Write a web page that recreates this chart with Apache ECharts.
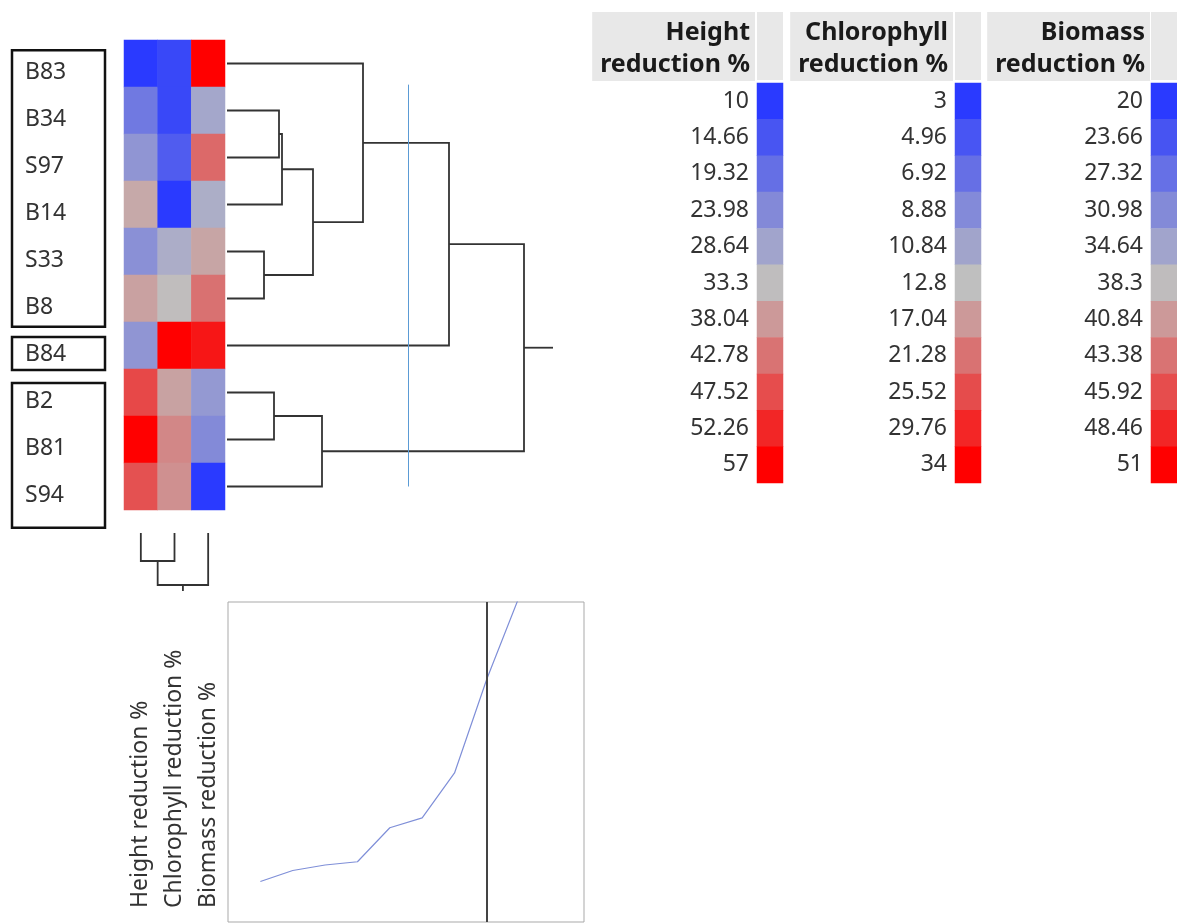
<!DOCTYPE html>
<html>
<head>
<meta charset="utf-8">
<script src="https://cdn.jsdelivr.net/npm/echarts@6/dist/echarts.min.js"></script>
<style>
  html, body { margin: 0; padding: 0; background: #fff; }
  #main { width: 1177px; height: 924px; }
</style>
</head>
<body>
<div id="main"></div>
<script>
var rowNames = ['B83', 'B34', 'S97', 'B14', 'S33', 'B8', 'B84', 'B2', 'B81', 'S94'];
var colNames = ['Height reduction %', 'Chlorophyll reduction %', 'Biomass reduction %'];

// cell values, one list per column, in row order
var heightVals = [10, 21, 26, 36, 25, 37, 26, 48, 57, 47];
var chlorophyllVals = [4, 4, 5.5, 3, 11.5, 13, 34, 16, 19, 18];
var biomassVals = [51, 35, 44, 36, 40, 43.5, 49.5, 33, 31, 20];

// colour legend ticks (min .. mean .. max)
var heightTicks = [10, 14.66, 19.32, 23.98, 28.64, 33.3, 38.04, 42.78, 47.52, 52.26, 57];
var chlorophyllTicks = [3, 4.96, 6.92, 8.88, 10.84, 12.8, 17.04, 21.28, 25.52, 29.76, 34];
var biomassTicks = [20, 23.66, 27.32, 30.98, 34.64, 38.3, 40.84, 43.38, 45.92, 48.46, 51];

// joins: [a, b, distance]; 0..9 are rows, 10+ are earlier joins in order
var rowJoins = [[4, 5, 3.7], [7, 8, 4.7], [1, 2, 5.2], [12, 3, 5.5], [13, 10, 8.6],
                [11, 9, 9.5], [0, 14, 13.6], [16, 6, 22.2], [17, 15, 29.7]];
var colJoins = [[0, 1, 2.8], [3, 2, 5.2]];
var rowClusters = [[0, 5], [6, 6], [7, 9]];
var cutDistance = 18.1;

var FONT = 'Noto Sans';
var BLUE = [42, 58, 255], GRAY = [191, 191, 191], RED = [255, 0, 0];

function mix(a, b, f) {
  var c = a.map(function (v, i) { return Math.round(v + (b[i] - v) * f); });
  return 'rgb(' + c.join(',') + ')';
}
// blue -> gray at mean -> red
function scaleColors(t) {
  var lo = t[0], mid = t[5], hi = t[10], out = [];
  for (var k = 0; k <= 60; k++) {
    var v = lo + (hi - lo) * k / 60;
    if (v < mid) out.push(mix(BLUE, GRAY, (v - lo) / (mid - lo)));
    else out.push(mix(GRAY, RED, (v - mid) / (hi - mid)));
  }
  return out;
}

function treeItems(n, joins, stub) {
  var pos = [], items = [];
  for (var i = 0; i < n; i++) pos.push([0, i + 0.5]);
  joins.forEach(function (j) {
    var a = pos[j[0]], b = pos[j[1]], d = j[2];
    items.push([a[0], a[1], d, b[1], b[0]]);
    pos.push([d, (a[1] + b[1]) / 2]);
  });
  var r = pos[pos.length - 1];
  items.push([r[0], r[1], stub, r[1], stub]);
  return items;
}

function treeRender(vertical) {
  return function (params, api) {
    var v = [0, 1, 2, 3, 4].map(function (k) { return api.value(k); });
    var pts = vertical
      ? [[v[1], v[0]], [v[1], v[2]], [v[3], v[2]], [v[3], v[4]]]
      : [[v[0], v[1]], [v[2], v[1]], [v[2], v[3]], [v[4], v[3]]];
    return {
      type: 'polyline',
      shape: { points: pts.map(function (p) { return api.coord(p); }) },
      style: { stroke: '#333', lineWidth: 1.8, fill: null }
    };
  };
}

var colVals = [heightVals, chlorophyllVals, biomassVals];
var colTicks = [heightTicks, chlorophyllTicks, biomassTicks];
var legendLeft = [757, 955, 1151];
var headerTextRight = [750, 948, 1145];

var hidden = { show: false };
var grids = [
  { left: 124, top: 40, width: 101, height: 470 },   // heatmap
  { left: 227, top: 40, width: 330, height: 470 },   // row tree
  { left: 124, top: 533, width: 101, height: 60 },   // column tree
  { left: 12, top: 40, width: 93, height: 470 },     // label boxes
  { left: 228, top: 602, width: 356, height: 320, show: true, borderColor: '#a9a9a9', borderWidth: 1 }
];
legendLeft.forEach(function (x) { grids.push({ left: x, top: 83, width: 26, height: 400 }); });
grids.push({ left: 124, top: 49, width: 101, height: 470 });  // row names, set a little low as in JMP
grids.forEach(function (g) { g.containLabel = false; g.outerBoundsMode = 'none'; });

var xAxes = [
  { gridIndex: 0, type: 'category', data: colNames, axisLine: hidden, axisTick: hidden,
    axisLabel: { interval: 0, rotate: 90, align: 'left', verticalAlign: 'middle', margin: 398,
                 fontSize: 23, color: '#333', fontFamily: FONT } },
  { gridIndex: 1, type: 'value', min: 0, max: 33, show: false },
  { gridIndex: 2, type: 'value', min: 0, max: 3, show: false },
  { gridIndex: 3, type: 'value', min: 0, max: 1, show: false },
  { gridIndex: 4, type: 'value', min: 0, max: 11, show: false }
];
var yAxes = [
  { gridIndex: 0, type: 'category', data: rowNames, inverse: true, show: false },
  { gridIndex: 1, type: 'value', min: 0, max: 10, inverse: true, show: false },
  { gridIndex: 2, type: 'value', min: 0, max: 6, inverse: true, show: false },
  { gridIndex: 3, type: 'value', min: 0, max: 10, inverse: true, show: false },
  { gridIndex: 4, type: 'value', min: 0, max: 29.2, show: false }
];
colTicks.forEach(function (t, c) {
  xAxes.push({ gridIndex: 5 + c, type: 'category', data: ['v'], show: false });
  yAxes.push({ gridIndex: 5 + c, type: 'category', inverse: true, data: t.map(String),
    axisLine: hidden, axisTick: hidden,
    axisLabel: { margin: 8, fontSize: 23, color: '#333', fontFamily: FONT } });
});
xAxes.push({ gridIndex: 8, type: 'value', show: false });
yAxes.push({ gridIndex: 8, type: 'category', data: rowNames, inverse: true, axisLine: hidden, axisTick: hidden,
  axisLabel: { align: 'left', margin: 99, fontSize: 23, color: '#333', fontFamily: FONT } });

var series = [];
colVals.forEach(function (vals, c) {
  series.push({ type: 'heatmap', xAxisIndex: 0, yAxisIndex: 0,
    data: vals.map(function (v, i) { return [c, i, v]; }) });
});
colTicks.forEach(function (t, c) {
  series.push({ type: 'heatmap', xAxisIndex: 5 + c, yAxisIndex: 5 + c,
    data: t.map(function (v, i) { return [0, i, v]; }) });
});
series.push({
  type: 'custom', xAxisIndex: 1, yAxisIndex: 1, silent: true,
  data: treeItems(rowNames.length, rowJoins, 32.6),
  encode: { x: [0, 2, 4], y: [1, 3] },
  renderItem: treeRender(false),
  markLine: { silent: true, symbol: 'none', label: hidden,
    lineStyle: { color: '#5b9bd5', width: 1, type: 'solid' },
    data: [[{ coord: [cutDistance, 0.95] }, { coord: [cutDistance, 9.5] }]] }
});
series.push({
  type: 'custom', xAxisIndex: 2, yAxisIndex: 2, silent: true,
  data: treeItems(colNames.length, colJoins, 5.8),
  encode: { x: [1, 3], y: [0, 2, 4] },
  renderItem: treeRender(true)
});
// boxes round the clusters, padded a little below the rows
var boxPad = [[0.22, 0.1], [0.32, 0.02], [0.3, 0.38]];
series.push({
  type: 'custom', xAxisIndex: 3, yAxisIndex: 3, silent: true,
  data: rowClusters.map(function (c, i) { return [c[0] + boxPad[i][0], c[1] + 1 + boxPad[i][1]]; }),
  encode: { y: [0, 1] },
  renderItem: function (params, api) {
    var p0 = api.coord([0, api.value(0)]), p1 = api.coord([1, api.value(1)]);
    return { type: 'rect', shape: { x: p0[0], y: p0[1], width: p1[0] - p0[0], height: p1[1] - p0[1] },
      style: { stroke: '#111', lineWidth: 2.5, fill: null } };
  }
});
var steps = rowJoins.map(function (j) { return j[2]; }).sort(function (a, b) { return a - b; });
series.push({
  type: 'line', xAxisIndex: 4, yAxisIndex: 4, silent: true, symbol: 'none',
  lineStyle: { color: '#7f8fd8', width: 1.2 },
  data: steps.map(function (d, i) { return [i + 1, d]; }),
  markLine: { silent: true, symbol: 'none', label: hidden,
    lineStyle: { color: '#444', width: 2, type: 'solid' },
    data: [{ xAxis: rowNames.length - rowClusters.length + 1 }] }
});

var visualMaps = colTicks.map(function (t, c) {
  return { type: 'continuous', show: false, dimension: 2, seriesIndex: [c, 3 + c],
    min: t[0], max: t[10], inRange: { color: scaleColors(t) } };
});

var titles = colNames.map(function (n, c) {
  return { text: n.replace(' reduction', '\nreduction'), left: headerTextRight[c] - 8, top: 12,
    textAlign: 'right', backgroundColor: '#e8e8e8', padding: [5, 5, 0, 8],
    textStyle: { fontSize: 25, fontWeight: 'bold', lineHeight: 32, color: '#1a1a1a', fontFamily: FONT } };
});

var myChart = echarts.init(document.getElementById('main'));
myChart.setOption({
  backgroundColor: '#fff',
  animation: false,
  title: titles,
  grid: grids,
  xAxis: xAxes,
  yAxis: yAxes,
  visualMap: visualMaps,
  graphic: legendLeft.map(function (x) {
    return { type: 'rect', left: x, top: 12, shape: { width: 26, height: 68 }, style: { fill: '#e8e8e8' } };
  }),
  series: series
});
</script>
</body>
</html>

# # # # #

EXERCISE GOAL: Starting with the first line of the data above and ending with the line containing "var BLUE = [42, 58, 255], GRAY", please restate every line exactly, leaving images out.

WRITTEN ANSWER:
Write a web page that recreates this chart with Apache ECharts.
<!DOCTYPE html>
<html>
<head>
<meta charset="utf-8">
<script src="https://cdn.jsdelivr.net/npm/echarts@6/dist/echarts.min.js"></script>
<style>
  html, body { margin: 0; padding: 0; background: #fff; }
  #main { width: 1177px; height: 924px; }
</style>
</head>
<body>
<div id="main"></div>
<script>
var rowNames = ['B83', 'B34', 'S97', 'B14', 'S33', 'B8', 'B84', 'B2', 'B81', 'S94'];
var colNames = ['Height reduction %', 'Chlorophyll reduction %', 'Biomass reduction %'];

// cell values, one list per column, in row order
var heightVals = [10, 21, 26, 36, 25, 37, 26, 48, 57, 47];
var chlorophyllVals = [4, 4, 5.5, 3, 11.5, 13, 34, 16, 19, 18];
var biomassVals = [51, 35, 44, 36, 40, 43.5, 49.5, 33, 31, 20];

// colour legend ticks (min .. mean .. max)
var heightTicks = [10, 14.66, 19.32, 23.98, 28.64, 33.3, 38.04, 42.78, 47.52, 52.26, 57];
var chlorophyllTicks = [3, 4.96, 6.92, 8.88, 10.84, 12.8, 17.04, 21.28, 25.52, 29.76, 34];
var biomassTicks = [20, 23.66, 27.32, 30.98, 34.64, 38.3, 40.84, 43.38, 45.92, 48.46, 51];

// joins: [a, b, distance]; 0..9 are rows, 10+ are earlier joins in order
var rowJoins = [[4, 5, 3.7], [7, 8, 4.7], [1, 2, 5.2], [12, 3, 5.5], [13, 10, 8.6],
                [11, 9, 9.5], [0, 14, 13.6], [16, 6, 22.2], [17, 15, 29.7]];
var colJoins = [[0, 1, 2.8], [3, 2, 5.2]];
var rowClusters = [[0, 5], [6, 6], [7, 9]];
var cutDistance = 18.1;

var FONT = 'Noto Sans';
var BLUE = [42, 58, 255], GRAY = [191, 191, 191], RED = [255, 0, 0];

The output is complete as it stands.